Third-party interventions are observations on a particular case that are submitted by States, organizations, or individuals who are not parties to that case, which the Court receives "in the interests of justice." This is the preferred method for NGOs to interact with the Court. This procedure is highly beneficial, although the interveners’ supposed neutrality and externality to a case are often only a façade. By intervening in a case, NGOs aim to enlighten the Court and, in so doing, persuade it to adopt its own position. The ultimate goal is to influence the development of the Court's case law. In doing so, NGOs can influence the development of European law at large. The ECLJ has intervened in more than sixty cases over the last 15 years.
Until recently, third-party intervention at the ECHR has been poorly regulated, which has led to abusive practices by some NGOs. In its report on “NGOs and the Judges of the ECHR” (2020), the ECLJ exposed some of these practices. In particular, the ECLJ exposed "false third-party interventions," which can take several forms.

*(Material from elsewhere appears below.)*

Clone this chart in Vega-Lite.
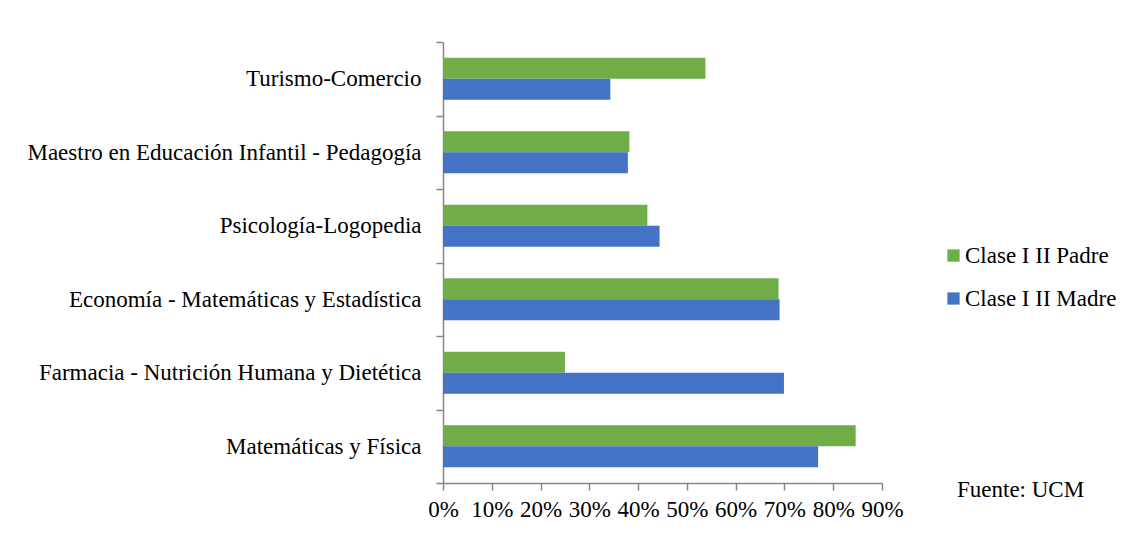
{
  "$schema": "https://vega.github.io/schema/vega-lite/v6.json",
  "autosize": {"type": "none"},
  "width": 439,
  "height": 441,
  "padding": {"left": 443, "top": 42, "right": 249, "bottom": 53},
  "background": "white",
  "config": {
    "font": "Liberation Serif",
    "view": {"stroke": null}
  },
  "title": {
    "text": "Fuente: UCM",
    "orient": "bottom",
    "anchor": "start",
    "frame": "group",
    "dx": 514,
    "dy": -46,
    "font": "Liberation Serif",
    "fontSize": 23,
    "fontWeight": "normal",
    "color": "#000000"
  },
  "data": {
    "values": [
      {"carrera": "Turismo-Comercio", "serie": "Clase I II Padre", "valor": 0.538},
      {"carrera": "Turismo-Comercio", "serie": "Clase I II Madre", "valor": 0.343},
      {"carrera": "Maestro en Educación Infantil - Pedagogía", "serie": "Clase I II Padre", "valor": 0.382},
      {"carrera": "Maestro en Educación Infantil - Pedagogía", "serie": "Clase I II Madre", "valor": 0.379},
      {"carrera": "Psicología-Logopedia", "serie": "Clase I II Padre", "valor": 0.419},
      {"carrera": "Psicología-Logopedia", "serie": "Clase I II Madre", "valor": 0.444},
      {"carrera": "Economía - Matemáticas y Estadística", "serie": "Clase I II Padre", "valor": 0.688},
      {"carrera": "Economía - Matemáticas y Estadística", "serie": "Clase I II Madre", "valor": 0.690},
      {"carrera": "Farmacia - Nutrición Humana y Dietética", "serie": "Clase I II Padre", "valor": 0.250},
      {"carrera": "Farmacia - Nutrición Humana y Dietética", "serie": "Clase I II Madre", "valor": 0.699},
      {"carrera": "Matemáticas y Física", "serie": "Clase I II Padre", "valor": 0.846},
      {"carrera": "Matemáticas y Física", "serie": "Clase I II Madre", "valor": 0.769}
    ]
  },
  "mark": {"type": "bar"},
  "encoding": {
    "y": {
      "field": "carrera",
      "type": "nominal",
      "sort": null,
      "scale": {"paddingInner": 0, "paddingOuter": 0},
      "axis": {
        "title": null,
        "tickBand": "extent",
        "tickSize": 7,
        "tickColor": "#868686",
        "domainColor": "#868686",
        "tickWidth": 1.5,
        "domainWidth": 1.5,
        "labelFont": "Liberation Serif",
        "labelFontSize": 23,
        "labelColor": "#000000",
        "labelPadding": 15,
        "labelLimit": 500
      }
    },
    "yOffset": {
      "field": "serie",
      "type": "nominal",
      "sort": ["Clase I II Padre", "Clase I II Madre"],
      "scale": {"paddingInner": 0, "paddingOuter": 0.75}
    },
    "x": {
      "field": "valor",
      "type": "quantitative",
      "scale": {"domain": [0, 0.9], "nice": false},
      "axis": {
        "title": null,
        "format": ".0%",
        "values": [0, 0.1, 0.2, 0.3, 0.4, 0.5, 0.6, 0.7, 0.8, 0.9],
        "grid": false,
        "tickSize": 7,
        "tickColor": "#868686",
        "domainColor": "#868686",
        "tickWidth": 1.5,
        "domainWidth": 1.5,
        "labelFont": "Liberation Serif",
        "labelFontSize": 23,
        "labelColor": "#000000",
        "labelPadding": 8,
        "labelFlush": false,
        "labelOverlap": false
      }
    },
    "color": {
      "field": "serie",
      "type": "nominal",
      "scale": {"domain": ["Clase I II Padre", "Clase I II Madre"], "range": ["#70AD47", "#4472C4"]},
      "legend": {
        "title": null,
        "orient": "none",
        "legendX": 499,
        "legendY": 202,
        "padding": 0,
        "symbolType": "square",
        "symbolSize": 150,
        "symbolStrokeWidth": 0,
        "labelFont": "Liberation Serif",
        "labelFontSize": 23,
        "labelColor": "#000000",
        "labelOffset": 0,
        "rowPadding": 19
      }
    }
  }
}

Most often, these are "third-party" interventions submitted to the Court by NGOs at the request of one of the principal parties, sometimes even drafted by that party.
Another abusive practice is for an NGO to introduce a case unofficially so it can simultaneously intervene as a third party. It can thus support its own cause from a supposedly neutral and external point of view.
Some NGOs have even acted openly as the petitioner's representative while simultaneously being a third-party intervener in the same case. Such was the case of the Bulgarian Helsinki Committee in Neshkov et al. v. Bulgaria. The Court awarded costs to the Bulgarian Committee as the applicant's representative, even though it was also intervening as a third party. The Bulgarian Helsinki Committee was founded by the current Bulgarian judge at the ECHR, Yonko Grozev.
Finally, NGOs often act as a group or in a concerted manner so that multiple third-party interventions are made under the direction of the NGO representing the claimant in a case. Here again, the external nature of the third-party interventions is wholly fictitious. The respondent government, in these cases, is forced to defend itself not against a petitioner but against a coalition. These practices constitute a gross abuse of procedure.
In light of these practices, the ECLJ recommended in its 2020 report that the Court:
“establish a request form for third-party interventions in which the person requesting to intervene should declare his interests, the origin of his financing as well as his possible links with the parties, in particular if they collaborate. The aim is not to prevent partisan third-party intervention, but to improve their transparency, following the example of the ‘transparency register’ in use at the European Parliament.”
In its new "Practice Direction," the Court now requires that any application for third-party intervention contain "enough information about: a) the would-be third-party; b) any links existing between th[is] would-be third-party and any of the parties to the case; c) the reasons why the would-be third-party wishes to intervene."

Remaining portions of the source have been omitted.